** START TASK DATA **

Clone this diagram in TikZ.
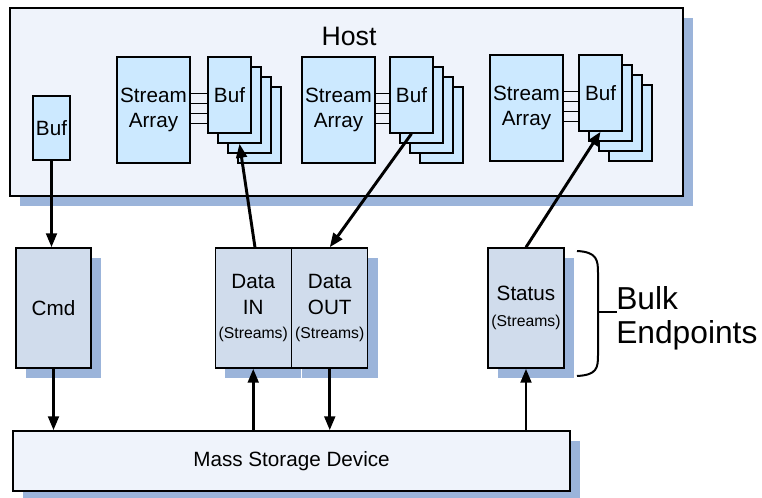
\documentclass[tikz,border=0pt]{standalone}
\usepackage{fontspec}
\setmainfont{Liberation Sans}
\usepackage{tikz}
\usetikzlibrary{arrows.meta, calc, shadows}

\definecolor{hostbg}{HTML}{EFF3FB}
\definecolor{bufblue}{HTML}{CCE9FF}
\definecolor{epblue}{HTML}{D0DCEC}
\definecolor{shadowblue}{HTML}{9BB4DA}

\begin{document}
\begin{tikzpicture}[x=0.75pt, y=-0.75pt,
    box/.style={draw=black, line width=1.1pt, inner sep=0pt, align=center,
        font=\fontsize{15.5}{19}\selectfont},
    shadowed/.style={drop shadow={shadow xshift=7.5pt, shadow yshift=-7.5pt,
        fill=shadowblue, opacity=1}},
    streambox/.style={box, fill=bufblue, minimum width=54.75pt, minimum height=79.5pt},
    bufcard/.style={box, fill=bufblue, minimum width=32.25pt, minimum height=57pt},
    endpoint/.style={box, shadowed, fill=epblue, minimum width=57pt, minimum height=90pt},
    flow/.style={line width=2.2pt, -{Triangle[length=10.5pt, width=8pt]}},
    link/.style={line width=1.1pt}]
    \useasboundingbox (0,0) rectangle (762,498);

    % 호스트 영역
    \node[box, shadowed, fill=hostbg, minimum width=504.75pt, minimum height=141pt]
        (host) at (346.5,102) {};
    \node[font=\fontsize{20}{24}\selectfont] (hostlabel) at (349,36) {Host};
    \node[box, fill=bufblue, minimum width=27.75pt, minimum height=48pt]
        (bufc) at (51.5,128) {Buf};

    % 스트림 배열과 버퍼 묶음
    \foreach \g/\sx/\bx/\ty in {1/117/208/57, 2/302/390/57, 3/490/579/55} {
        \node[streambox] (sa\g) at ({\sx+36.5},{\ty+53}) {Stream\\Array};
        \foreach \k/\n in {3/d, 2/c, 1/b}
            \node[bufcard] (buf\g-\n) at ({\bx+21.5+10*\k},{\ty+38+10*\k}) {};
        \node[bufcard] (buf\g-a) at ({\bx+21.5},{\ty+38}) {Buf};
        \foreach \dy in {37,47,57,67}
            \draw[link] ($(sa\g.north east)+(0,\dy)$) -- ($(buf\g-a.north west)+(0,\dy)$);
    }

    % 엔드포인트
    \node[endpoint, minimum width=56.25pt] (cmd) at (53.5,308) {Cmd};
    \node[endpoint] (din) at (253.25,308)
        {Data\\IN\\[-1pt]{\fontsize{11.8}{16}\selectfont(Streams)}};
    \node[endpoint] (dout) at (329.75,308)
        {Data\\OUT\\[-1pt]{\fontsize{11.8}{16}\selectfont(Streams)}};
    \node[endpoint] (status) at (526,308)
        {Status\\[1pt]{\fontsize{11.8}{16}\selectfont(Streams)}};

    % 대용량 저장 장치
    \node[box, shadowed, fill=hostbg, minimum width=417.75pt, minimum height=45pt]
        (mass) at (291.5,461) {Mass Storage Device};

    % 데이터 흐름
    \draw[flow] (bufc.south) -- (bufc.south |- cmd.north);
    \draw[flow] (cmd.south) -- (cmd.south |- mass.north);
    \draw[flow] (din.south |- mass.north) -- (din.south);
    \draw[flow] ([xshift=1.3pt]din.north) -- (buf1-b.south);
    \draw[flow] (buf2-a.south) -- (dout.north);
    \draw[flow] (dout.south) -- (dout.south |- mass.north);
    \draw[flow] (status.south |- mass.north) -- (status.south);
    \draw[flow] (status.north) -- (buf3-a.south);

    % 벌크 엔드포인트 중괄호
    \draw[line width=1.5pt] (577,251) .. controls (597,252) and (598,260) .. (598,273)
        -- (598,355) .. controls (598,368) and (597,375) .. (577,376);
    \coordinate (bracetip) at (617,312);
    \draw[line width=1.5pt] (598,312) -- (bracetip);
    \node[anchor=west, align=left, inner sep=0pt, font=\fontsize{23.8}{25.5}\selectfont]
        (bulk) at (616,318) {Bulk\\Endpoints};
\end{tikzpicture}
\end{document}
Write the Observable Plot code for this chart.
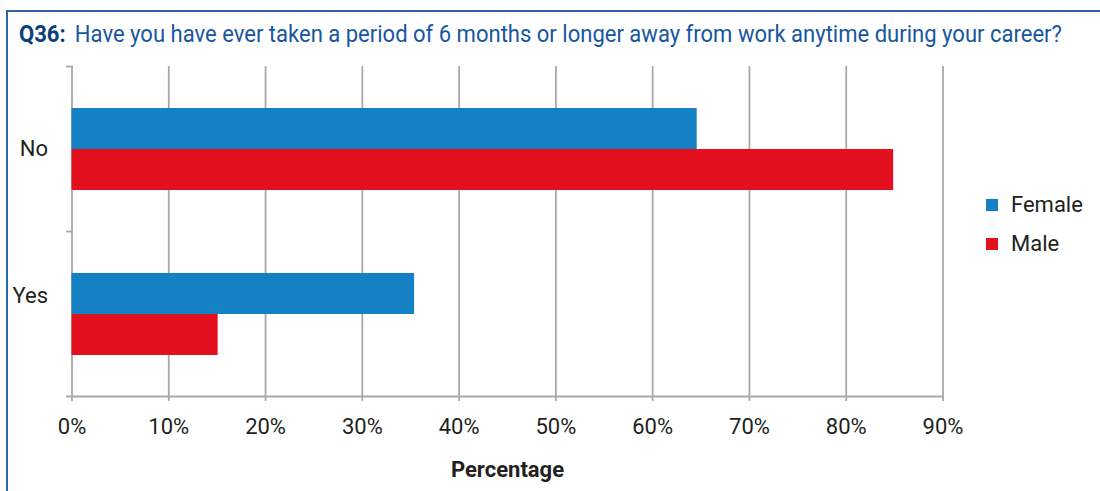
<!DOCTYPE html>
<html>
<head>
<meta charset="utf-8">
<script src="https://cdn.jsdelivr.net/npm/d3@7"></script>
<script src="https://cdn.jsdelivr.net/npm/@observablehq/plot@0.6"></script>
<style>
  html, body { margin: 0; padding: 0; background: #fff; }
  body { width: 1100px; height: 491px; position: relative; overflow: hidden;
         font-family: Roboto, "Liberation Sans", sans-serif; }
  #box { position: absolute; left: 6px; top: 10px; width: 1100px; height: 490px;
         border-top: 2px solid #2c66a6; border-left: 2px solid #2c66a6; }
  #title { position: absolute; left: 19px; top: 22px; font-size: 24px; line-height: 24px;
           color: #1757a0; white-space: nowrap; transform-origin: 0 0; }
  #title b { color: #0d3f7c; margin-right: 10px; }
  #chart { position: absolute; left: 0; top: 50px; }
  #legend { position: absolute; left: 986px; top: 190px; font-size: 22px; color: #231f20; }
  .item { position: relative; height: 39px; line-height: 30px; }
  .sw { position: absolute; left: 0; top: 9px; width: 12px; height: 12px; }
  .lab { position: absolute; left: 25px; top: 0; white-space: nowrap; }
  g[aria-label="x-axis label"] text { font-weight: bold; }
</style>
</head>
<body>
<div id="box"></div>
<div id="title"><b>Q36:</b>Have you have ever taken a period of 6 months or longer away from work anytime during your career?</div>
<div id="chart"></div>
<div id="legend"></div>
<script>
// ---- data ----
const answers = ["No", "Yes"];
const genders = ["Female", "Male"];
const femaleValues = [64.6, 35.4];
const maleValues = [84.9, 15.1];
const xTicks = [0, 10, 20, 30, 40, 50, 60, 70, 80, 90];
const colors = ["#1581c5", "#e31120"];

const rows = [];
answers.forEach((a, i) => {
  rows.push({answer: a, gender: "Female", value: femaleValues[i]});
  rows.push({answer: a, gender: "Male", value: maleValues[i]});
});

// condense the title to the reference width
const title = document.getElementById("title");
const tw = title.getBoundingClientRect().width;
const targetW = 1043;
title.style.transform = `scaleX(${Math.min(1, targetW / tw)})`;

const W = 980, H = 441, mL = 71.5, mR = 37.5, mT = 15, mB = 95;
const plotW = W - mL - mR;
const gray = "#a8a8a8";
const ink = "#231f20";
const font = 'Roboto, "Liberation Sans", sans-serif';

const catLabel = (cat, dy) => Plot.text([cat], {
  fy: d => d, text: d => d, frameAnchor: "left", textAnchor: "end",
  dx: -24, dy, fontSize: 22, fill: ink
});

const chart = Plot.plot({
  width: W, height: H,
  marginLeft: mL, marginRight: mR, marginTop: mT, marginBottom: mB,
  style: {fontFamily: font, color: ink, background: "transparent"},
  x: {domain: [0, 90]},
  y: {domain: genders, paddingInner: 0, paddingOuter: 0.97, axis: null},
  fy: {domain: answers, padding: 0, axis: null},
  color: {domain: genders, range: colors},
  marks: [
    Plot.gridX(xTicks, {stroke: gray, strokeOpacity: 1, strokeWidth: 1.8}),
    Plot.barX(rows, {x: "value", y: "gender", fy: "answer", fill: "gender"}),
    Plot.frame({anchor: "top", stroke: gray, strokeWidth: 1.8, insetLeft: -5, insetRight: plotW}),
    Plot.frame({anchor: "bottom", facet: "super", stroke: gray, strokeWidth: 1.8, insetLeft: -5}),
    catLabel(answers[0], 0),
    catLabel(answers[1], -18),
    Plot.axisX(xTicks, {
      tickFormat: d => d + "%", tickSize: 5, tickPadding: 17, stroke: gray, strokeWidth: 1.8,
      fontSize: 22, fill: ink, label: "Percentage", labelAnchor: "center", labelArrow: "none", labelOffset: 80
    })
  ]
});
document.getElementById("chart").appendChild(chart);

const legend = document.getElementById("legend");
genders.forEach((g, i) => {
  const item = document.createElement("div");
  item.className = "item";
  item.innerHTML = `<div class="sw" style="background:${colors[i]}"></div><div class="lab">${g}</div>`;
  legend.appendChild(item);
});
</script>
</body>
</html>
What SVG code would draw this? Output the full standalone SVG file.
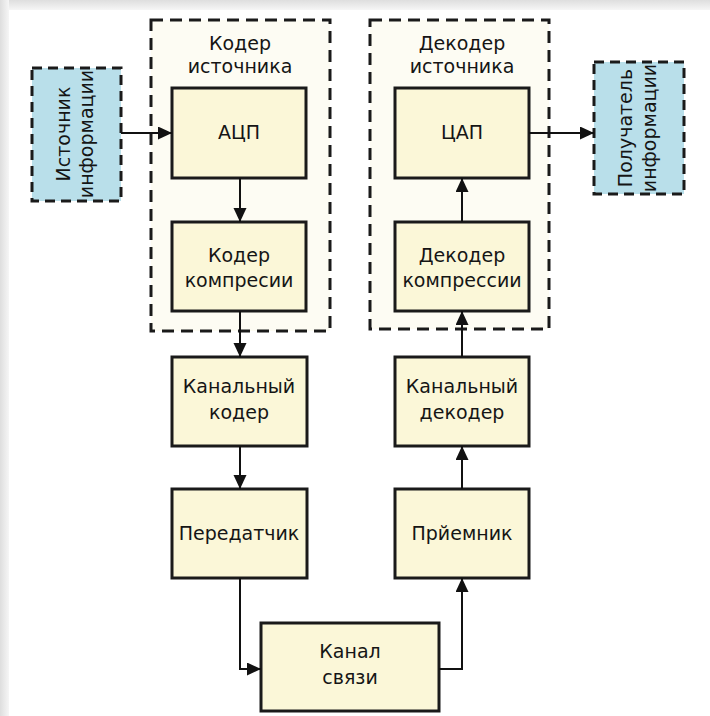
<svg xmlns="http://www.w3.org/2000/svg" width="710" height="716" viewBox="0 0 710 716">
  <defs>
    <linearGradient id="shTop" x1="0" y1="0" x2="0" y2="1">
      <stop offset="0" stop-color="#dedede"/>
      <stop offset="1" stop-color="#f6f6f6"/>
    </linearGradient>
    <linearGradient id="shLeft" x1="0" y1="0" x2="1" y2="0">
      <stop offset="0" stop-color="#dedede"/>
      <stop offset="1" stop-color="#f6f6f6"/>
    </linearGradient>
    <marker id="ah" markerUnits="userSpaceOnUse" markerWidth="16" markerHeight="16" refX="14" refY="6.5" orient="auto">
      <path d="M0,0 L14,6.5 L0,13 z" fill="#111"/>
    </marker>
  </defs>
  <style>
    .box { fill: #fbf7d8; stroke: #1a1a1a; stroke-width: 3; }
    .grp { fill: #fdfcf3; stroke: #1a1a1a; stroke-width: 3; stroke-dasharray: 12 7; }
    .ext { fill: #b9dfea; stroke: #1a1a1a; stroke-width: 3; stroke-dasharray: 10 6; }
    .t { font-family: "DejaVu Sans", Verdana, sans-serif; font-size: 19px; fill: #151515; text-anchor: middle; }
    .c { fill: none; stroke: #111; stroke-width: 2; marker-end: url(#ah); }
  </style>
  <rect x="0" y="0" width="710" height="716" fill="#ffffff"/>
  <rect x="0" y="0" width="710" height="10" fill="url(#shTop)"/>
  <rect x="0" y="0" width="9" height="716" fill="url(#shLeft)"/>
  <rect x="9" y="10" width="701" height="706" fill="#ffffff"/>

  <g id="source-coder">
    <rect class="grp" x="151" y="20" width="179" height="311"/>
    <text class="t" x="240" y="50">Кодер</text>
    <text class="t" x="240" y="73">источника</text>
  </g>
  <g id="source-decoder">
    <rect class="grp" x="370" y="20" width="179" height="309"/>
    <text class="t" x="462" y="50">Декодер</text>
    <text class="t" x="462" y="73">источника</text>
  </g>

  <g id="info-source">
    <rect class="ext" x="32" y="68" width="89" height="133"/>
    <text class="t" transform="translate(70,134) rotate(-90)">Источник</text>
    <text class="t" transform="translate(93,134) rotate(-90)">информации</text>
  </g>
  <g id="info-receiver">
    <rect class="ext" x="594" y="62" width="90" height="132"/>
    <text class="t" transform="translate(632,128) rotate(-90)">Получатель</text>
    <text class="t" transform="translate(656,128) rotate(-90)">информации</text>
  </g>

  <g id="adc">
    <rect class="box" x="172" y="88" width="134" height="90"/>
    <text class="t" x="239" y="139">АЦП</text>
  </g>
  <g id="compress-coder">
    <rect class="box" x="172" y="222" width="134" height="89"/>
    <text class="t" x="239" y="262">Кодер</text>
    <text class="t" x="239" y="287">компресии</text>
  </g>
  <g id="dac">
    <rect class="box" x="395" y="88" width="134" height="90"/>
    <text class="t" x="462" y="139">ЦАП</text>
  </g>
  <g id="compress-decoder">
    <rect class="box" x="395" y="222" width="134" height="89"/>
    <text class="t" x="462" y="262">Декодер</text>
    <text class="t" x="462" y="287">компрессии</text>
  </g>
  <g id="channel-coder">
    <rect class="box" x="172" y="357" width="135" height="89"/>
    <text class="t" x="239" y="393">Канальный</text>
    <text class="t" x="239" y="419">кодер</text>
  </g>
  <g id="channel-decoder">
    <rect class="box" x="395" y="357" width="134" height="89"/>
    <text class="t" x="462" y="393">Канальный</text>
    <text class="t" x="462" y="419">декодер</text>
  </g>
  <g id="transmitter">
    <rect class="box" x="172" y="489" width="135" height="89"/>
    <text class="t" x="239" y="540">Передатчик</text>
  </g>
  <g id="receiver">
    <rect class="box" x="395" y="489" width="134" height="89"/>
    <text class="t" x="462" y="540">Прйемник</text>
  </g>
  <g id="channel">
    <rect class="box" x="261" y="623" width="178" height="88"/>
    <text class="t" x="350" y="658">Канал</text>
    <text class="t" x="350" y="684">связи</text>
  </g>

  <g id="connectors">
    <path class="c" d="M121,133 L172,133"/>
    <path class="c" d="M240,178 L240,222"/>
    <path class="c" d="M240,311 L240,357"/>
    <path class="c" d="M240,446 L240,489"/>
    <path class="c" d="M240,578 L240,669 L261,669"/>
    <path class="c" d="M439,669 L462,669 L462,578"/>
    <path class="c" d="M462,489 L462,446"/>
    <path class="c" d="M462,357 L462,311"/>
    <path class="c" d="M462,222 L462,178"/>
    <path class="c" d="M529,133 L594,133"/>
  </g>
</svg>
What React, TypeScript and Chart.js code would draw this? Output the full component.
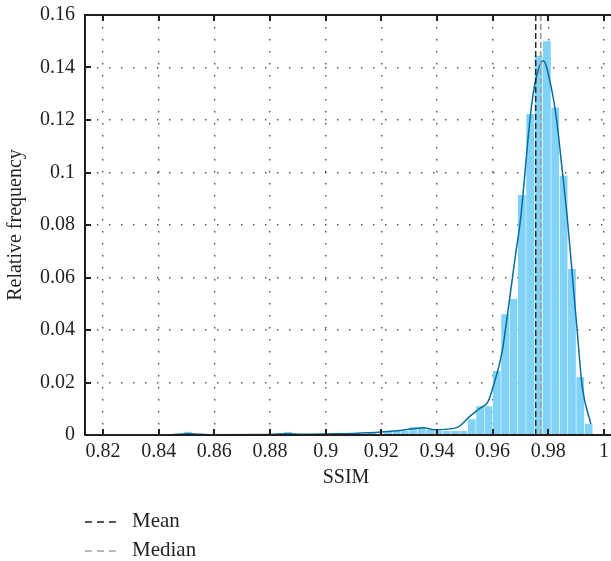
import React, { useEffect, useRef } from "react";
import { Chart, registerables } from "chart.js";

Chart.register(...registerables);

// ---- data ----
const binCenters = [
  0.8505, 0.8535, 0.8865, 0.9015, 0.9105, 0.9165, 0.9225, 0.9255, 0.9285, 0.9315,
  0.9345, 0.9375, 0.9405, 0.9435, 0.9465, 0.9495, 0.9525, 0.9555, 0.9585, 0.9615,
  0.9645, 0.9675, 0.9705, 0.9735, 0.9765, 0.9795, 0.9825, 0.9855, 0.9885, 0.9915,
  0.9945,
];
const binFreq = [
  0.0012, 0.0003, 0.0011, 0.0005, 0.0006, 0.0008, 0.0012, 0.0015, 0.0015, 0.003,
  0.003, 0.002, 0.0015, 0.0015, 0.0015, 0.0015, 0.006, 0.011, 0.011, 0.0244,
  0.046, 0.0518, 0.0914, 0.1223, 0.1445, 0.15, 0.1248, 0.0988, 0.0632, 0.022,
  0.0042,
];

const kdeX = [
  0.845, 0.85, 0.855, 0.86, 0.88, 0.886, 0.892, 0.9, 0.91, 0.92, 0.9267, 0.935,
  0.9393, 0.9471, 0.9519, 0.9555, 0.9583, 0.9609, 0.9633, 0.9659, 0.9683, 0.97,
  0.9734, 0.975, 0.9782, 0.981, 0.983, 0.985, 0.9869, 0.989, 0.9902, 0.9922, 0.9953,
];
const kdeY = [
  0.0001, 0.0005, 0.0003, 0.0001, 0.0002, 0.0005, 0.0003, 0.0004, 0.0006, 0.0011,
  0.0017, 0.0028, 0.002, 0.0028, 0.0072, 0.0102, 0.0126, 0.021, 0.0311, 0.0502,
  0.0692, 0.0819, 0.12, 0.1327, 0.1426, 0.1327, 0.12, 0.101, 0.0819, 0.0565,
  0.042, 0.0184, 0.0042,
];

const meanValue = 0.9755;
const medianValue = 0.9773;

const xTicks = [0.82, 0.84, 0.86, 0.88, 0.9, 0.92, 0.94, 0.96, 0.98, 1];
const xTickLabels = ["0.82", "0.84", "0.86", "0.88", "0.9", "0.92", "0.94", "0.96", "0.98", "1"];
const yTicks = [0, 0.02, 0.04, 0.06, 0.08, 0.1, 0.12, 0.14, 0.16];
const yTickLabels = ["0", "0.02", "0.04", "0.06", "0.08", "0.1", "0.12", "0.14", "0.16"];

const xTitle = "SSIM";
const yTitle = "Relative frequency";
const legendLabels = ["Mean", "Median"];

// ---- styles ----
const FONT = "'Liberation Serif', 'DejaVu Serif', serif";
const INK = "#231f20";
const BAR = "#80d3f6";
const KDE = "#0a6c9c";
const MEDIAN_C = "#a0a0a0";

const framePlugin = {
  id: "frameAndText",
  afterDatasetsDraw(chart: any) {
    const { ctx, chartArea: a, scales } = chart;
    const xs = scales.x;
    const ys = scales.y;
    ctx.save();
    ctx.setLineDash([]);
    ctx.strokeStyle = INK;
    ctx.lineWidth = 2;
    ctx.beginPath();
    ctx.moveTo(a.left - 1, a.top);
    ctx.lineTo(a.right + 2, a.top);
    ctx.moveTo(a.left, a.top - 1);
    ctx.lineTo(a.left, a.bottom + 1);
    ctx.moveTo(a.left - 1, a.bottom);
    ctx.lineTo(a.right + 2, a.bottom);
    ctx.stroke();
    ctx.beginPath();
    xTicks.forEach((v) => {
      const px = Math.round(xs.getPixelForValue(v));
      ctx.moveTo(px, a.bottom);
      ctx.lineTo(px, a.bottom - 6);
      ctx.moveTo(px, a.top);
      ctx.lineTo(px, a.top + 6);
    });
    yTicks.forEach((v) => {
      const py = Math.round(ys.getPixelForValue(v));
      ctx.moveTo(a.left, py);
      ctx.lineTo(a.left + 6, py);
    });
    ctx.stroke();

    // axis titles
    ctx.fillStyle = INK;
    ctx.font = `20px ${FONT}`;
    ctx.textAlign = "center";
    ctx.textBaseline = "middle";
    ctx.fillText(xTitle, (a.left + a.right) / 2 - 2, 478);
    ctx.save();
    ctx.translate(16, (a.top + a.bottom) / 2);
    ctx.rotate(-Math.PI / 2);
    ctx.fillText(yTitle, 0, 0);
    ctx.restore();

    // legend
    const rows = [
      { label: legendLabels[0], color: INK, y: 522 },
      { label: legendLabels[1], color: MEDIAN_C, y: 551 },
    ];
    rows.forEach((r) => {
      ctx.strokeStyle = r.color;
      ctx.lineWidth = 1.3;
      ctx.setLineDash([7, 5]);
      ctx.beginPath();
      ctx.moveTo(85, r.y);
      ctx.lineTo(120, r.y);
      ctx.stroke();
      ctx.setLineDash([]);
      ctx.fillStyle = INK;
      ctx.textAlign = "left";
      ctx.font = `21px ${FONT}`;
      ctx.fillText(r.label, 132, r.y - 1);
    });
    ctx.restore();
  },
};

export default function App() {
  const ref = useRef<HTMLCanvasElement | null>(null);

  useEffect(() => {
    if (!ref.current) return;
    const chart = new Chart(ref.current, {
      type: "bar",
      data: {
        datasets: [
          {
            type: "line",
            label: legendLabels[0],
            data: [
              { x: meanValue, y: 0 },
              { x: meanValue, y: 0.16 },
            ],
            borderColor: INK,
            borderWidth: 1.4,
            borderDash: [6, 3],
            pointRadius: 0,
            order: 0,
          } as any,
          {
            type: "line",
            label: legendLabels[1],
            data: [
              { x: medianValue, y: 0 },
              { x: medianValue, y: 0.16 },
            ],
            borderColor: MEDIAN_C,
            borderWidth: 1.8,
            borderDash: [6, 3],
            pointRadius: 0,
            order: 1,
          } as any,
          {
            type: "line",
            label: "KDE",
            data: kdeX.map((x, i) => ({ x, y: kdeY[i] })),
            borderColor: KDE,
            borderWidth: 1.5,
            pointRadius: 0,
            cubicInterpolationMode: "monotone",
            order: 2,
          } as any,
          {
            type: "bar",
            label: "Histogram",
            data: binCenters.map((x, i) => ({ x, y: binFreq[i] })),
            backgroundColor: BAR,
            borderColor: "rgba(255,255,255,0.35)",
            borderWidth: { left: 0.6, right: 0.6, top: 0, bottom: 0 },
            borderSkipped: false,
            barPercentage: 1,
            categoryPercentage: 1,
            order: 3,
          } as any,
        ],
      },
      options: {
        animation: false,
        responsive: false,
        devicePixelRatio: 1,
        layout: { padding: { top: 15, left: 0, right: 0, bottom: 0 } },
        plugins: { legend: { display: false }, tooltip: { enabled: false } },
        scales: {
          x: {
            type: "linear",
            offset: false,
            min: 0.81353,
            max: 1.00254,
            afterBuildTicks: (s: any) => {
              s.ticks = xTicks.map((v) => ({ value: v }));
            },
            afterFit: (s: any) => {
              s.height = 126;
              s.paddingLeft = 0;
              s.paddingRight = 0;
            },
            ticks: {
              autoSkip: false,
              maxRotation: 0,
              padding: 5,
              color: INK,
              font: { family: FONT, size: 20 },
              callback: (_v: any, i: number) => xTickLabels[i],
            },
            grid: {
              offset: false,
              color: "rgba(50,50,50,0.85)",
              lineWidth: 1.4,
              drawTicks: false,
            },
            border: { display: false, dash: [1.4, 10.6] },
          },
          y: {
            type: "linear",
            min: 0,
            max: 0.16,
            afterBuildTicks: (s: any) => {
              s.ticks = yTicks.map((v) => ({ value: v }));
            },
            afterFit: (s: any) => {
              s.width = 85;
              s.paddingTop = 0;
              s.paddingBottom = 0;
            },
            ticks: {
              padding: 10,
              color: INK,
              font: { family: FONT, size: 20 },
              callback: (_v: any, i: number) => yTickLabels[i],
            },
            grid: {
              color: "rgba(50,50,50,0.85)",
              lineWidth: 1.4,
              drawTicks: false,
            },
            border: { display: false, dash: [1.4, 10.6] },
          },
        },
      },
      plugins: [framePlugin],
    });
    return () => chart.destroy();
  }, []);

  return (
    <div style={{ position: "absolute", left: 0, top: 0, width: 611, height: 561, background: "#fff" }}>
      <canvas ref={ref} width={611} height={561} style={{ display: "block" }} />
    </div>
  );
}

** END TASK DATA **

_WORK TO COMPLETE_:
Starting at the first line of the entries, restate word for word everything through the line that holds "(bufc) at (51.5,128)", both ends included, but omit any pictures.

_THE SOLUTION_:
Clone this diagram in TikZ.
\documentclass[tikz,border=0pt]{standalone}
\usepackage{fontspec}
\setmainfont{Liberation Sans}
\usepackage{tikz}
\usetikzlibrary{arrows.meta, calc, shadows}

\definecolor{hostbg}{HTML}{EFF3FB}
\definecolor{bufblue}{HTML}{CCE9FF}
\definecolor{epblue}{HTML}{D0DCEC}
\definecolor{shadowblue}{HTML}{9BB4DA}

\begin{document}
\begin{tikzpicture}[x=0.75pt, y=-0.75pt,
    box/.style={draw=black, line width=1.1pt, inner sep=0pt, align=center,
        font=\fontsize{15.5}{19}\selectfont},
    shadowed/.style={drop shadow={shadow xshift=7.5pt, shadow yshift=-7.5pt,
        fill=shadowblue, opacity=1}},
    streambox/.style={box, fill=bufblue, minimum width=54.75pt, minimum height=79.5pt},
    bufcard/.style={box, fill=bufblue, minimum width=32.25pt, minimum height=57pt},
    endpoint/.style={box, shadowed, fill=epblue, minimum width=57pt, minimum height=90pt},
    flow/.style={line width=2.2pt, -{Triangle[length=10.5pt, width=8pt]}},
    link/.style={line width=1.1pt}]
    \useasboundingbox (0,0) rectangle (762,498);

    % 호스트 영역
    \node[box, shadowed, fill=hostbg, minimum width=504.75pt, minimum height=141pt]
        (host) at (346.5,102) {};
    \node[font=\fontsize{20}{24}\selectfont] (hostlabel) at (349,36) {Host};
    \node[box, fill=bufblue, minimum width=27.75pt, minimum height=48pt]
        (bufc) at (51.5,128) {Buf};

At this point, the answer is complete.